Juan Williams Plagiarism: He Should Take Full Responsibility

Culture

Fox News pundit and former NPR news analyst Juan Williams just admitted to lifting large portions of a Center for American Progress report without attributing the source in a recent column that for the Hill. Weeks after the article was published, it was edited online and large sections of the article are now in quotation marks. According to Salon, which caught the changes in the article first, Williams holds that the similarities were inadvertent and that his researcher had sent him the data that he used and Williams had thought that to be a summary written in the researcher’s words, not the original text.

Regardless of who is at fault, before putting his name down on said article, it probably would have been prudent of Williams to check his researcher’s work — and maybe add his own thoughts to it A more important question is raised from this incident: Do these pundits actually write their own material, or are they simply plagiarizing from each other’s work and depending on ghost-writers, such as this researcher, for the material that they get the credit for?

Williams isn't the first pundit to be caught plagiarizing — Fareed Zakaria was suspended from TIME and CNN last summer when he admitted to copying sections of another writer’s article in his own article, New York Times columnist Maureen Dowd was caught lifting paragraphs by a Talking Points Memo blogger in 2009, and just earlier this week, Fox News published an article on its website with paragraphs nearly identical to a story already published by POLITICO.

And likely, he won’t be the last to get caught and have the career-killing p-word hang around his neck but the fact of the matter is, in this day and age of technology, it’s almost silly that these pundits and writers are copying, often word-for-word, from each other and not expecting to get caught.

Williams also told Salon that he felt “betrayed” by his researcher, who has handed in his letter of resignation, but Williams is the one who deserves all the blame.

According to Williams, he had been writing a column about the immigration debate and needed more data to “pump up” his argument. He had asked his researcher to “look around to see what data existed.” In other words, the researcher’s job was to do what his position implied: find data. It was not to find data and base an argument off of it in his words, which Williams could copy and paste into his article.

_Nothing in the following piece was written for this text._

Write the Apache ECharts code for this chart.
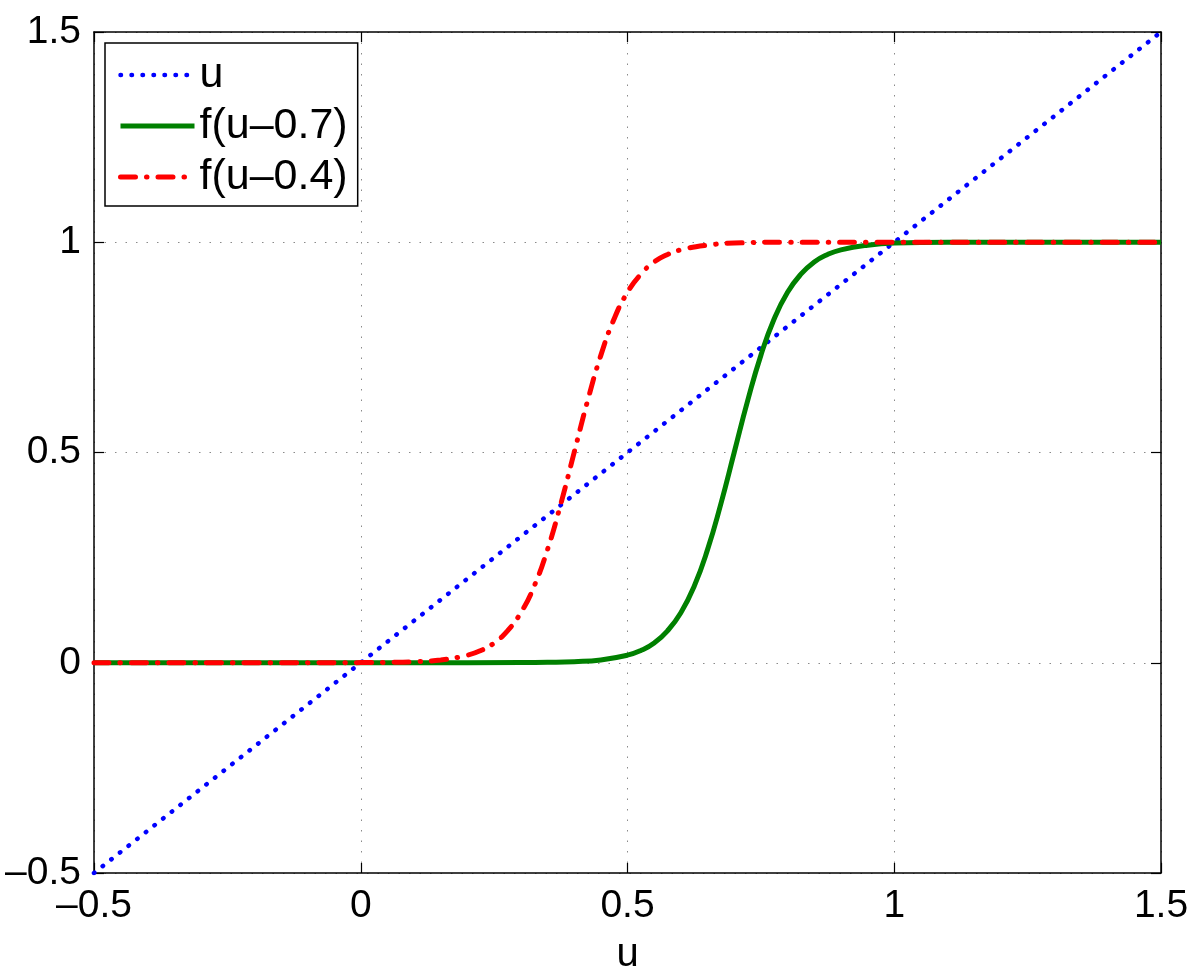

What is the point of these talking heads — like Williams and Zakaria — who are getting paid to present information and ideas that they haven’t thought of? Aside from the blatant plagiarism, Williams’ researcher seems more like a behind-the-scenes ghost writer, and Zakaria himself has faced accusations of running pieces written by ghost writers. What exactly is it that these men, who certainly aren't alone in their ranks, getting paid for? Putting their names under other people’s work? Is that what American-media has become, at this point?